National Library of Scotland, John Murray Archive, MS. 42099.

EXTRACT 6
A task very difficult, and if the presumption of the attempt may find pardon, it will not be refused to the failure of
the poet. It is said of our Shakespeare, respecting madness;

“In that circle none dare walk but he:”–

yet be it granted to one, who dares not pass the boundary fixed for common minds, at least to step near to the tremendous verge and form some idea of the terrors that are stalking in the interdicted space.

Preface, Poems, (1807)

EXTRACT 7
I returned late last night, and my reflections were as cheerful as such company could make them, and not, I am afraid, of the most humiliating kind; yet, for the first time these many nights, I was incommoded by dreams, such as would cure vanity for a time in any mind where they could gain admission. Some of Baxter’s mortifying spirits whispered very singular combinations. None, indeed, that actually did happen in the very worst of times, but still with a formidable resemblance.

George Crabbe, 21st July 1817, in Selected Letters and Journals of George Crabbe, p. 211.

Tuesday, 7th July, 2009

king

The purpose of this blog, when it first occurred to me that it should come into being, was to be a repository for things that I come across while working that interest me and seem crucial in the formation of other ideas. It was also to serve as a backdrop to various different projects, as a place to reflect on them.

So far, it has concentrated exclusively in the former, and specifically in texts relating to the discussion of dreaming in the eighteenth century.
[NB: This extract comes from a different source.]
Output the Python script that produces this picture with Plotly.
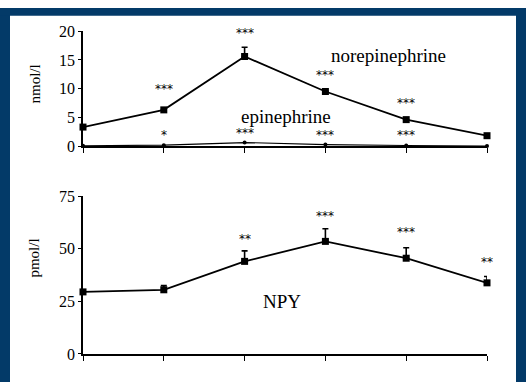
import plotly.graph_objects as go

W, H = 526, 391

# ---- data ----
time_points = [0, 1, 2, 3, 4, 5]
norepinephrine = [3.3, 6.3, 15.6, 9.5, 4.6, 1.8]
norepinephrine_err = [0.0, 0.0, 1.6, 0.0, 0.0, 0.0]
epinephrine = [0.05, 0.15, 0.6, 0.25, 0.1, 0.0]
npy = [29.5, 30.5, 44.0, 53.5, 45.5, 33.8]
npy_err = [0.8, 2.0, 5.0, 6.0, 5.0, 3.0]

ne_stars = ["", "***", "***", "***", "***", ""]
epi_stars = ["", "*", "***", "***", "***", ""]
npy_stars = ["", "", "**", "***", "***", "**"]

top_ticks = [0, 5, 10, 15, 20]
bottom_ticks = [0, 25, 50, 75]

FONT = "Liberation Serif"
STAR_FONT = dict(family="DejaVu Sans", size=12, color="#000000")

def px_x(p):
    return p / W

def px_y(p):
    return 1 - p / H

fig = go.Figure()

fig.add_trace(go.Scatter(
    x=time_points, y=epinephrine, mode="lines+markers",
    line=dict(color="black", width=1.1),
    marker=dict(symbol="circle", size=4, color="black"),
    xaxis="x", yaxis="y", cliponaxis=False, showlegend=False))

fig.add_trace(go.Scatter(
    x=time_points, y=norepinephrine, mode="lines+markers",
    line=dict(color="black", width=1.8),
    marker=dict(symbol="square", size=7, color="black"),
    error_y=dict(type="data", symmetric=False, array=norepinephrine_err,
                 arrayminus=[0] * len(norepinephrine_err),
                 color="black", thickness=1.6, width=3),
    xaxis="x", yaxis="y", cliponaxis=False, showlegend=False))

fig.add_trace(go.Scatter(
    x=time_points, y=npy, mode="lines+markers",
    line=dict(color="black", width=1.8),
    marker=dict(symbol="square", size=7, color="black"),
    error_y=dict(type="data", symmetric=False, array=npy_err,
                 arrayminus=[0] * len(npy_err),
                 color="black", thickness=1.6, width=3),
    xaxis="x2", yaxis="y2", cliponaxis=False, showlegend=False))

def star(xi, yv, xr, yr, s, sh):
    return dict(x=xi, y=yv, xref=xr, yref=yr, text=s, showarrow=False,
                xanchor="center", yanchor="middle", yshift=sh, textangle=0.01,
                font=STAR_FONT)

ann = []
ne_shift = [0, 21, 14, 17, 17, 0]
for xi, v, e, s, sh in zip(time_points, norepinephrine, norepinephrine_err, ne_stars, ne_shift):
    if s:
        ann.append(star(xi, v + e, "x", "y", s, sh))
for xi, v, s in zip(time_points, epinephrine, epi_stars):
    if s:
        ann.append(star(xi, v, "x", "y", s, 10))
npy_shift = [0, 0, 12, 12.5, 15.5, 15]
for xi, v, e, s, sh in zip(time_points, npy, npy_err, npy_stars, npy_shift):
    if s:
        ann.append(star(xi, v + e, "x2", "y2", s, sh))

lab_font = dict(family=FONT, size=19, color="black")
def label(x, y, text, font, angle=0):
    return dict(x=px_x(x), y=px_y(y), xref="paper", yref="paper", text=text,
                textangle=angle, xanchor="center", yanchor="middle",
                showarrow=False, font=font)

ann += [
    label(388, 49.5, "norepinephrine", lab_font),
    label(285.5, 113, "epinephrine", lab_font),
    label(282, 306.5, "NPY", lab_font),
    label(35, 80, "nmol/l", dict(family=FONT, size=15, color="black"), -90),
    label(34, 262, "pmol/l", dict(family=FONT, size=15, color="black"), -90),
]

blue = "#033a68"
shapes = [
    dict(type="rect", xref="paper", yref="paper", x0=0, x1=px_x(10), y0=0, y1=1,
         fillcolor=blue, line=dict(width=0), layer="above"),
    dict(type="rect", xref="paper", yref="paper", x0=0, x1=1, y0=px_y(8), y1=1,
         fillcolor=blue, line=dict(width=0), layer="above"),
    dict(type="rect", xref="paper", yref="paper", x0=px_x(516), x1=1, y0=0, y1=1,
         fillcolor=blue, line=dict(width=0), layer="above"),
]

axis_lines = dict(showgrid=False, zeroline=False, showline=True, linecolor="black",
                  linewidth=1.8, ticks="outside", tickcolor="black", tickwidth=1.4)
tick_font = dict(family=FONT, size=16, color="black")

fig.update_layout(
    width=W, height=H,
    margin=dict(l=0, r=0, t=0, b=0),
    paper_bgcolor="white", plot_bgcolor="white",
    xaxis=dict(domain=[px_x(83), px_x(487)], range=[0, 5], tickvals=time_points,
               showticklabels=False, ticklen=5, anchor="y", **axis_lines),
    yaxis=dict(domain=[px_y(144.3), px_y(24.3)], range=[0, 20], tickvals=top_ticks,
               ticklen=3, anchor="x", tickfont=tick_font, **axis_lines),
    xaxis2=dict(domain=[px_x(83), px_x(487)], range=[0, 5], tickvals=time_points,
                showticklabels=False, ticklen=5, anchor="y2", **axis_lines),
    yaxis2=dict(domain=[px_y(361.7), px_y(196.7)], range=[0, 75], tickvals=bottom_ticks,
                ticklen=3, anchor="x2", tickfont=tick_font, **axis_lines),
    annotations=ann,
    shapes=shapes,
)

fig.write_html("out.html")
However, I’m still going to try and reflect from time to time, and to make clear the distinction; these posts shall appear in a mossy green text.

The concern with dreaming is largely what I’ve been working on at the moment, and it’s a wide and fascinating discussion, which gives a sense of the background upon which Crabbe was writing, thinking, and indeed dreaming.
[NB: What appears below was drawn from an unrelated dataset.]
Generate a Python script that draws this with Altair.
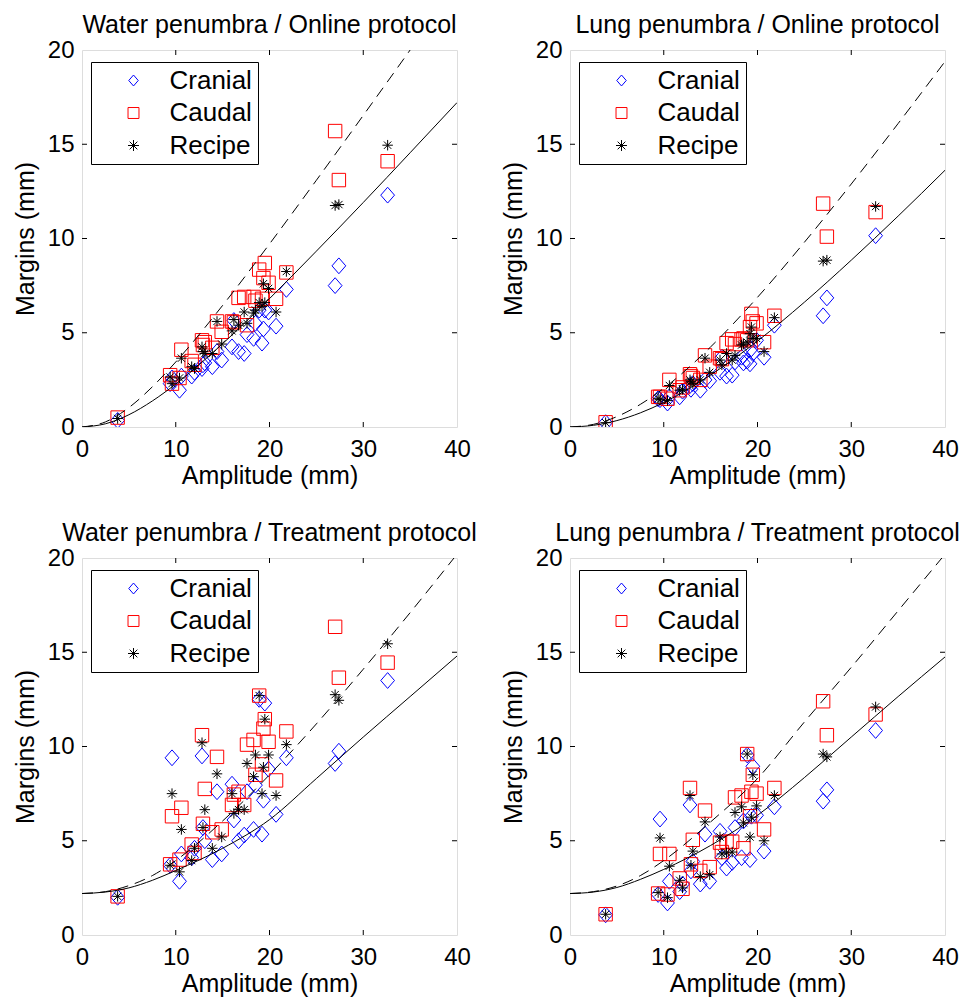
import altair as alt
import pandas as pd

# ---------------- data ----------------
SERIES = ["Cranial", "Caudal", "Recipe"]
AMPLITUDE = [3.8, 9.4, 9.6, 10.4, 10.6, 11.7, 12.0, 12.8, 12.9, 13.1, 13.9, 14.4, 14.9,
             16.0, 16.2, 16.7, 17.3, 17.6, 18.3, 18.5, 18.9, 19.2, 19.35, 19.5, 19.9, 20.7, 21.8,
             27.0, 27.4, 32.6]

# Water penumbra / Online protocol
WO_CRANIAL = [0.35, 2.3, 2.6, 1.95, 2.7, 2.7, 2.9, 3.1, 3.3, 3.4, 3.2, 4.0, 3.55, 4.25, 5.65,
              4.0, 3.9, 4.9, 4.7, 5.5, 6.2, 4.45, 5.2, 6.2, 6.1, 5.35, 7.3, 7.5, 8.55, 12.3]
WO_CAUDAL = [0.5, 2.75, 2.3, 2.6, 4.1, 3.5, 3.3, 4.6, 4.35, 4.5, 4.2, 5.6, 5.05, 5.6, 5.55,
             6.85, 6.9, 5.4, 6.9, 6.7, 8.35, 6.8, 7.9, 8.7, 7.65, 6.8, 8.2, 15.7, 13.1, 14.1]
WO_RECIPE = [0.45, 2.65, 2.3, 2.6, 3.65, 3.2, 3.1, 4.25, 4.0, 3.9, 3.9, 5.6, 4.4, 5.1, 5.7,
             5.4, 6.1, 5.5, 6.05, 6.2, 6.6, 6.4, 7.6, 6.6, 7.35, 6.1, 8.25, 11.75, 11.8, 14.95]

# Lung penumbra / Online protocol
LO_CRANIAL = [0.23, 1.5, 1.45, 1.27, 1.6, 1.6, 1.9, 2.2, 2.0, 2.3, 1.95, 2.5, 2.45, 2.9, 3.7,
              2.7, 2.75, 3.45, 3.7, 3.4, 3.5, 3.35, 4.15, 3.9, 4.6, 3.7, 5.4, 5.9, 6.85, 10.15]
LO_CAUDAL = [0.25, 1.6, 1.6, 1.5, 2.5, 1.95, 2.1, 2.8, 2.7, 2.6, 2.5, 3.8, 3.2, 3.65, 3.6,
             4.45, 4.65, 4.4, 4.65, 4.7, 4.6, 5.3, 6.0, 5.6, 5.5, 4.5, 5.9, 11.85, 10.1, 11.4]
LO_RECIPE = [0.23, 1.5, 1.45, 1.4, 2.2, 1.95, 2.0, 2.5, 2.4, 2.3, 2.5, 3.65, 2.9, 3.55, 3.3,
             3.9, 3.55, 3.8, 4.35, 4.4, 4.5, 4.95, 5.3, 4.7, 4.7, 4.0, 5.8, 8.8, 8.85, 11.7]

# Water penumbra / Treatment protocol
WT_CRANIAL = [2.0, 3.7, 9.4, 2.85, 4.3, 4.1, 4.6, 9.5, 5.7, 5.0, 4.0, 7.6, 4.3, 8.0, 6.1,
              5.0, 5.3, 7.6, 5.6, 7.95, 12.5, 5.35, 7.15, 12.3, 8.8, 6.4, 9.4, 9.1, 9.75, 13.5]
WT_CAUDAL = [2.05, 3.75, 6.3, 4.0, 6.75, 4.8, 4.35, 10.6, 5.9, 7.75, 5.45, 9.45, 5.6, 6.9, 7.45,
             7.6, 6.9, 10.1, 10.35, 8.5, 12.7, 9.05, 10.95, 11.45, 10.25, 8.2, 10.8, 16.35, 13.65, 14.45]
WT_RECIPE = [2.05, 3.7, 7.5, 3.35, 5.6, 3.95, 4.6, 10.2, 5.7, 6.65, 4.6, 8.55, 5.2, 7.5, 6.45,
             6.65, 6.65, 9.1, 8.4, 9.55, 12.7, 7.5, 8.9, 11.45, 9.55, 7.4, 10.1, 12.75, 12.45, 15.45]

# Lung penumbra / Treatment protocol
LT_CRANIAL = [1.07, 2.15, 6.15, 1.7, 2.85, 2.3, 2.7, 6.9, 3.4, 3.9, 2.7, 5.35, 2.85, 5.5, 4.1,
              3.55, 3.85, 5.7, 4.1, 6.05, 9.55, 4.0, 6.3, 8.95, 6.35, 4.45, 6.8, 7.1, 7.7, 10.85]
LT_CAUDAL = [1.1, 2.2, 4.3, 2.15, 4.3, 3.0, 2.45, 7.8, 3.75, 5.05, 3.4, 6.6, 3.6, 4.9, 4.4,
             4.95, 4.95, 7.3, 7.4, 4.6, 9.6, 6.3, 7.6, 8.5, 7.5, 5.6, 7.8, 12.4, 10.6, 11.7]
LT_RECIPE = [1.1, 2.25, 5.15, 1.98, 3.65, 2.9, 2.5, 7.4, 3.7, 4.45, 3.1, 6.0, 3.2, 5.2, 4.3,
             4.36, 4.4, 6.5, 6.8, 5.95, 9.6, 5.2, 6.25, 8.5, 6.85, 5.0, 7.4, 9.6, 9.45, 12.1]

# curves (read at these amplitudes)
CURVE_A = [0, 2.5, 5, 7.5, 10, 15, 20, 25, 30, 35, 40]
WO_SOLID = [0, 0.17, 0.65, 1.38, 2.28, 4.42, 6.81, 9.33, 11.91, 14.55, 17.21]
WO_DASHED = [0, 0.27, 1.03, 2.13, 3.45, 6.45, 9.71, 13.09, 16.53, 20.0, 23.5]
LO_SOLID = [0, 0.09, 0.34, 0.75, 1.30, 2.76, 4.56, 6.62, 8.85, 11.19, 13.62]
LO_DASHED = [0, 0.14, 0.55, 1.2, 2.05, 4.25, 6.88, 9.8, 12.89, 16.1, 19.39]
WT_SOLID = [2.2, 2.28, 2.5, 2.9, 3.42, 4.6, 6.12, 8.3, 10.5, 12.65, 14.8]
WT_DASHED = [2.2, 2.3, 2.62, 3.15, 3.95, 6.05, 8.5, 11.2, 14.1, 17.1, 20.2]
LT_SOLID = [2.2, 2.28, 2.52, 2.95, 3.48, 4.75, 6.35, 8.35, 10.5, 12.65, 14.75]
LT_DASHED = [2.2, 2.3, 2.6, 3.15, 3.95, 6.0, 8.3, 11.3, 14.2, 17.2, 20.2]

XTICKS = [0, 10, 20, 30, 40]
YTICKS = [0, 5, 10, 15, 20]
INNER_XTICKS = [10, 20, 30]
INNER_YTICKS = [5, 10, 15]

# ---------------- styling ----------------
W, H = 375, 377
FONT = "Liberation Sans, Arial, sans-serif"
DIAMOND = "M0,-1L0.87,0L0,1L-0.87,0Z"
STAR = "M-1,0L1,0M0,-1L0,1M-0.7,-0.7L0.7,0.7M-0.7,0.7L0.7,-0.7"

xscale = alt.Scale(domain=[0, 40], nice=False, zero=False)
yscale = alt.Scale(domain=[0, 20], nice=False, zero=False)
xaxis = alt.Axis(title="Amplitude (mm)", values=XTICKS, ticks=False, grid=False, domain=False,
                 labelFontSize=24, titleFontSize=25, labelPadding=10, titlePadding=2,
                 labelFlush=False, labelOverlap=False, labelColor="black", titleColor="black",
                 titleFontWeight="normal", labelFont=FONT, titleFont=FONT)
yaxis = alt.Axis(title="Margins (mm)", values=YTICKS, ticks=False, grid=False, domain=False,
                 labelFontSize=24, titleFontSize=25, labelPadding=8, titlePadding=9,
                 labelFlush=False, labelOverlap=False, labelColor="black", titleColor="black",
                 titleFontWeight="normal", labelFont=FONT, titleFont=FONT)

legend = alt.Legend(title=None, orient="none", legendX=9, legendY=12, strokeColor="black",
                    fillColor="white", padding=5.5, symbolOffset=24, labelOffset=23,
                    labelFontSize=26, labelFont=FONT, labelColor="black", rowPadding=6.5,
                    symbolSize=120, symbolStrokeWidth=1, cornerRadius=0)


def panel(title, cr, ca, re, solid, dashed):
    n = len(AMPLITUDE)
    pts = pd.DataFrame({
        "x": AMPLITUDE * 3,
        "y": cr + ca + re,
        "series": [SERIES[0]] * n + [SERIES[1]] * n + [SERIES[2]] * n,
    })
    cur_s = pd.DataFrame({"x": CURVE_A, "y": solid})
    cur_d = pd.DataFrame({"x": CURVE_A, "y": dashed})
    xt = pd.DataFrame({"x": INNER_XTICKS})
    yt = pd.DataFrame({"y": INNER_YTICKS})

    X = alt.X("x:Q", scale=xscale, axis=xaxis)
    Y = alt.Y("y:Q", scale=yscale, axis=yaxis)

    points = alt.Chart(pts).mark_point(filled=False, strokeWidth=1, opacity=1, clip=True).encode(
        x=X, y=Y,
        color=alt.Color("series:N", scale=alt.Scale(domain=SERIES, range=["#0000FF", "#FF0000", "#000000"]),
                        legend=legend),
        shape=alt.Shape("series:N", scale=alt.Scale(domain=SERIES, range=[DIAMOND, "square", STAR]),
                        legend=legend),
        size=alt.Size("series:N", scale=alt.Scale(domain=SERIES, range=[250, 110, 200]), legend=None),
    )
    line_s = alt.Chart(cur_s).mark_line(color="black", strokeWidth=1, interpolate="monotone", clip=True).encode(x=X, y=Y)
    line_d = alt.Chart(cur_d).mark_line(color="black", strokeWidth=1, interpolate="monotone", clip=True,
                                        strokeDash=[11, 7]).encode(x=X, y=Y)
    tb = alt.Chart(xt).mark_rule(color="black", strokeWidth=1).encode(x=X, y=alt.value(H), y2=alt.value(H - 5))
    tt = alt.Chart(xt).mark_rule(color="black", strokeWidth=1).encode(x=X, y=alt.value(0), y2=alt.value(5))
    tl = alt.Chart(yt).mark_rule(color="black", strokeWidth=1).encode(y=Y, x=alt.value(0), x2=alt.value(5))
    tr = alt.Chart(yt).mark_rule(color="black", strokeWidth=1).encode(y=Y, x=alt.value(W), x2=alt.value(W - 5))

    return alt.layer(points, line_s, line_d, tb, tt, tl, tr).properties(
        width=W, height=H,
        title=alt.TitleParams(title, fontSize=25, fontWeight="normal", font=FONT, color="black",
                              anchor="middle", offset=0),
    )


p1 = panel("Water penumbra / Online protocol", WO_CRANIAL, WO_CAUDAL, WO_RECIPE, WO_SOLID, WO_DASHED)
p2 = panel("Lung penumbra / Online protocol", LO_CRANIAL, LO_CAUDAL, LO_RECIPE, LO_SOLID, LO_DASHED)
p3 = panel("Water penumbra / Treatment protocol", WT_CRANIAL, WT_CAUDAL, WT_RECIPE, WT_SOLID, WT_DASHED)
p4 = panel("Lung penumbra / Treatment protocol", LT_CRANIAL, LT_CAUDAL, LT_RECIPE, LT_SOLID, LT_DASHED)

chart = alt.concat(p1, p2, p3, p4, columns=2, spacing=alt.RowColnumber(row=131, column=113),
                   bounds="flush").resolve_legend(
    color="independent", shape="independent"
).properties(
    padding={"left": 4, "top": 4, "right": 0, "bottom": 0}
).configure_view(stroke="black", strokeWidth=1).configure(font=FONT, background="white")

chart.save("out.html", embed_options={"renderer": "svg", "actions": False})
One of the greatest discoveries during this work has been Lucia Dacome, who has written intelligently and passionately on the subject. It has been instructive to read her, especially in the points she makes on the close parallels between views on dreaming, madness and religious enthusiasm held at this time. That she makes the firm connection between madness and dreaming, is the point that I was fumbling towards, but this all fits with Crabbe’s unease with enthusiasm, too – there is a murmur of that in ‘Eustace Grey’, a poem which deals primarily with madness and waking apparitions, but I still need to examine it more closely to work through that zealous vein.

Dacome’s writing has also been quite encouraging in verifying what I hoped was right. Down to finding that I’d selected the same passages from Locke to concentrate on as her, it’s nice to feel like you’ve been pointing in the right direction.
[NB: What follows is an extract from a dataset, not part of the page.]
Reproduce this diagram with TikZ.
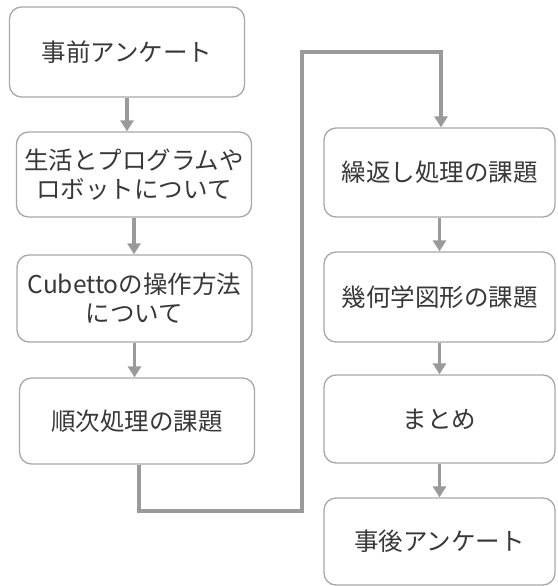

What’s interesting at the moment is how little the thinking on this subject seemed to have moved on during the C18. The majority of the discussion occurs in the 1730s, but by the 1820s, Crabbe and Coleridge were both still turning to Andrew Baxter’s Enquiry into the Nature of the Human Soul (1737) as a means of explaining their troubled dreams. It’s partly that Baxter’s views seem crudely superstitious against a lot of Crabbe’s other thinking which makes it so surprising, but it’s also the progression of time, that in a hundred years, we expect the thinking on psychology to have developed more. Yet our own views on the subject are probably only subtle progressions on Freud’s. I quite like the thought that in a couple of hundred years someone would look back on our own conceptions of the world and the mind – which we firmly believe (and have to believe) now to be more-or-less correct, only lacking the bits we’re yet to find out – and think how quaintly naïve, how fundamentally superstitious, the 21st century thinker was.